Venue Group has also struck up a partnership with Oxford Circus-based bar and venue The Social, helping save it from closure.

In the US, the business is developing a venue in Huntsville, Alabama, and working on a number of other opportunities.

“We started talking about the idea of ‘third place’,” says Lovett. He explains that the expression, coined by sociologist Ray Oldenburg, “refers to those places you spend a third of your life that aren’t your home or work. Village halls and churches simply don’t provide that in the way they used to 100 years ago. We’re trying to provide that important part of social discourse.”

“There was and is a huge opportunity to bring another generation of venues to the table,” he adds. “The Shepherd’s Bush Empire was built in 1903, Brixton Academy in 1929. They’re good but there’s been a steady decline in venues. Yet at the same time, more people are going to more live music than ever. The stats don’t marry up.”

He explains that the Venue Group is building “spaces that great things can happen in. Somewhere that people can leave the show and step into a food offering and share experiences.”

Several live performances stand out as defining moments for Lovett. “We did an event [Summer Stampede] in the [London 2012] Olympic Park for 65,000 people in 2013. It was a year after the Olympics and I remember feeling so proud of London and what had just happened. The city was on a real high. We took an open-top double-decker bus through London and brought a bunch of musicians. We do like to make an occasion out of an occasion.”

He adds: “I also remember every Glastonbury tent we played on the way up, from the 2007 Greenpeace tent where we had 20 minutes and only four songs.”

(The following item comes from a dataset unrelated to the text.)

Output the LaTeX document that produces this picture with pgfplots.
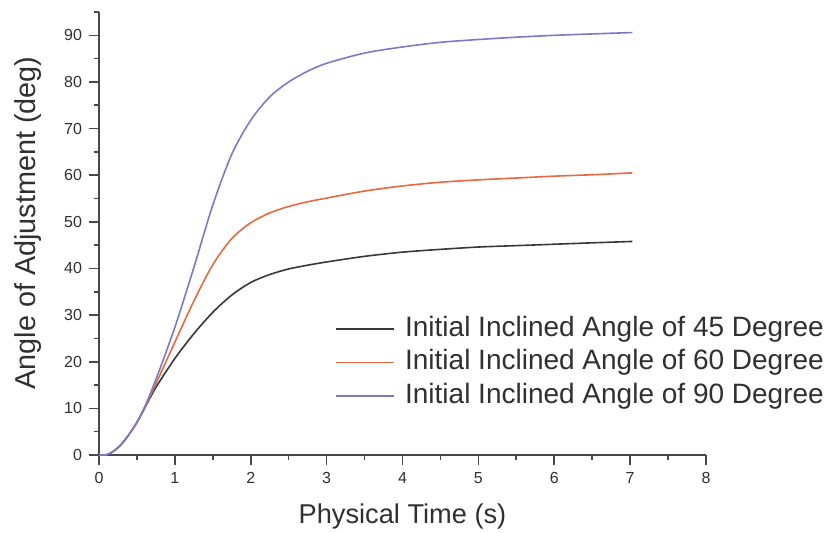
\documentclass[border=0pt]{standalone}
\usepackage{fontspec}
\setmainfont{Liberation Sans}
\usepackage{pgfplots}
\pgfplotsset{compat=1.18}

\definecolor{axgray}{HTML}{484848}
\definecolor{txtgray}{HTML}{303030}
\definecolor{c45}{HTML}{383838}
\definecolor{c60}{HTML}{E8683F}
\definecolor{c90}{HTML}{7A7ACB}

\begin{document}
\begin{tikzpicture}
\path[use as bounding box] (-49.5bp,-39bp) rectangle (364bp,227.5bp);
\begin{axis}[
    at={(0,0)}, anchor=south west,
    scale only axis,
    width=303.5bp, height=221.5bp,
    xmin=0, xmax=8, ymin=0, ymax=95,
    axis x line=bottom, axis y line=left,
    axis line style={-, axgray, line width=1bp},
    xtick={0,1,...,8}, ytick={0,10,...,90},
    minor xtick={0.5,1.5,...,7.5}, minor ytick={5,15,...,95},
    tick align=outside,
    major tick length=5bp, minor tick length=2.5bp,
    every tick/.style={axgray, line width=0.8bp},
    ticklabel style={font=\fontsize{8bp}{9bp}\selectfont, text=txtgray},
    /pgf/number format/assume math mode=true,
    xlabel={Physical Time (s)},
    ylabel={Angle of Adjustment (deg)},
    xlabel style={at={(axis description cs:0.5,-0.1377)}, anchor=center,
        font=\fontsize{13.6bp}{15bp}\selectfont, text=txtgray},
    ylabel style={at={(axis description cs:-0.117,0.524)}, anchor=center,
        font=\fontsize{14.4bp}{16bp}\selectfont, text=txtgray},
    legend style={draw=none, fill=none, inner sep=0pt,
        at={(rel axis cs:0.389,0.2084)}, anchor=west,
        font=\fontsize{14bp}{16bp}\selectfont, text=txtgray,
        nodes={inner sep=0pt, text height=10bp, text depth=3bp},
        row sep=3.8bp, column sep=5bp},
    legend cell align=left,
    legend image code/.code={\draw[#1] (0bp,0bp) -- (29bp,0bp);},
]
% 45 degree
\addplot[c45, line width=0.8bp, smooth] coordinates {
(0,0) (0.1,0.05) (0.2,0.9) (0.3,2.4) (0.4,4.5) (0.5,7.0) (0.6,10.0)
(0.75,14.5) (1.0,20.7) (1.25,26.0) (1.5,30.6) (1.75,34.3) (2.0,37.0)
(2.25,38.7) (2.5,39.9) (2.75,40.7) (3.0,41.4) (3.5,42.6) (4.0,43.5)
(4.5,44.1) (5.0,44.6) (5.5,44.9) (6.0,45.2) (6.5,45.5) (7.03,45.8)
};
\addlegendentry{Initial Inclined Angle of 45 Degree}
% 60 degree
\addplot[c60, line width=0.8bp, smooth] coordinates {
(0,0) (0.1,0.05) (0.2,0.9) (0.3,2.4) (0.4,4.5) (0.5,7.0) (0.6,10.1)
(0.75,15.3) (1.0,24.2) (1.25,33.0) (1.5,40.8) (1.75,46.4) (2.0,49.8)
(2.25,51.9) (2.5,53.3) (2.75,54.3) (3.0,55.1) (3.5,56.6) (4.0,57.7)
(4.5,58.5) (5.0,59.0) (5.5,59.4) (6.0,59.8) (6.5,60.1) (7.03,60.5)
};
\addlegendentry{Initial Inclined Angle of 60 Degree}
% 90 degree
\addplot[c90, line width=0.8bp, smooth] coordinates {
(0,0) (0.1,0.05) (0.2,0.9) (0.3,2.4) (0.4,4.5) (0.5,7.0) (0.6,10.2)
(0.75,16.2) (1.0,27.4) (1.25,40.2) (1.5,53.6) (1.75,64.5) (2.0,71.8)
(2.25,76.8) (2.5,80.0) (2.75,82.3) (3.0,84.0) (3.5,86.2) (4.0,87.5)
(4.5,88.5) (5.0,89.1) (5.5,89.6) (6.0,90.0) (6.5,90.3) (7.03,90.6)
};
\addlegendentry{Initial Inclined Angle of 90 Degree}
\end{axis}
\end{tikzpicture}
\end{document}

Lovett started playing piano when he was five and really took to it. As the youngest of four children, he says it was a way to separate himself from his siblings. “I always had a natural urge to perform.” He started a band when with his schoolmate Marcus Mumford when he was 12. “It’s so embarrassing and pretentious but we were called Détente,” he laughs. “We were learning about the Cold War at the time. I mean, I guess all teenage band names are bad. I’m not even sure Mumford and Sons is that good a name either to be honest.”

At that age he still had vague plans to become an astrophysicist, but when he was 16 a conversation with saxophonist Branford Marsalis prompted him to change direction. “He just said: ‘You should be dedicating your life to music’. I took his words to heart and from that moment on I have done just that.” Lovett spoke to Marsalis recently and reminded him about the conversation: “He’d been following my career and was really happy for me. It was great to be able to close the loop.”

In 2006, before Mumford and Sons had released their first album, Lovett founded his artist-led community, label and promotion company Communion, which has released records by Ben Howard, Gotye and Willy Mason. It is, he says, “a fiercely independent company. I am all in on small family held businesses.”

Right now is a defining moment for live music, Lovett says, but he’s optimistic about the future. “Live music predates a lot of the stuff we consider to be the main pillars of society,” he explains. “Singing and congregating and making rhythms are such a primal need and we have always found different ways to manifest that. It’s an inevitability. I feel like there’s a journey left to bring things back to 2019 levels of attendance and confidence, but it’s going to happen so I am not fearful.”